Here's the edited excerpt:

Jeff Wood: So one of the things we talk about on the show a lot is access to destinations and how a lot of transportation policy is based on getting people through places rather than to places. You call this the main theme: getting people to places where they want to go. Why is access so important to call out from the start?

Jonathan Levine: It’s about avoiding perverse outcomes. When we judge success with metrics of mobility, things like highway level of service or percent of time spent in congestion, we end up ironically viewing a situation where people spend more time and more money in transportation as a success, as long as that travel is fast. Now that’s really counter to the people’s experience. When you and I think about why we travel, it’s very rarely for the pleasure of movement. It’s almost always to reach a destination. So destinations are right there at the center. So the idea of accessibility-based planning is aligning the procedures and perspectives and metrics of planning with what the average person knows to be the fundamental purpose of transportation.

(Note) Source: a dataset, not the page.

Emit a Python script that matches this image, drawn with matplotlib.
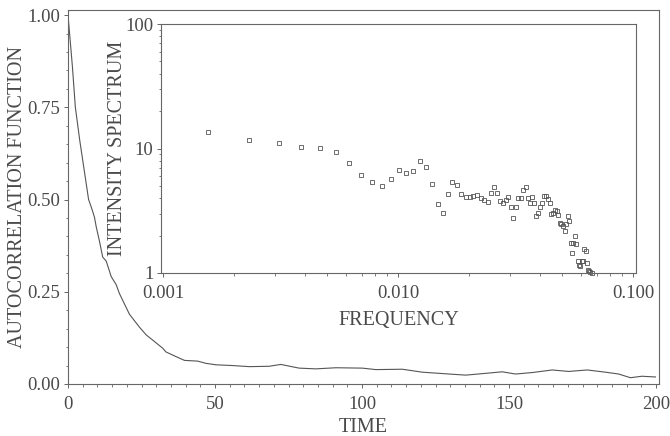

Greg Shill: I agree with that. Jonathan has another book called "From Mobility to Accessibility," and that was being published around the time that we met and that really opened my eyes to this concept of accessibility, which I think is worth just disambiguating briefly for the audience. This is not accessibility in the kind of ADA sense. It has a familial relationship to that concept in that they’re both about ensuring universal access, but accessibility the way that urban planners talk about it is about ensuring access to destinations.

The last high-speed train I was on topped out of 300 kilometers an hour. And I took a selfie with the LED sign and had a big grin on my face. It’s certainly fun to go fast, but I think it’s important to differentiate that really from the core purpose. I wasn’t on the train for the purpose of going 300 kilometers an hour. For the overwhelming majority of trips, even a Sunday drive is an uncommon phenomenon proportionally to the amount of trips and the distances that are traveled. So it makes sense I think to anchor the conversation in this concept of accessibility.

Jonathan Levine: "Accessibility" brings proximity into the equation. So mobility-based planning gauges the quality of transportation strictly on how easily one can move to a destination. But the problem is that’s a poor metric for indicating how well one can reach one’s destinations because you can have high accessibility even if you can’t move very fast, if your proximity is high, if your destinations are close or alternatively your destinations can be far away and you can move fast, but you still have low accessibility. So it’s really only accessibility that gauges the value of the transportation and land use system to people.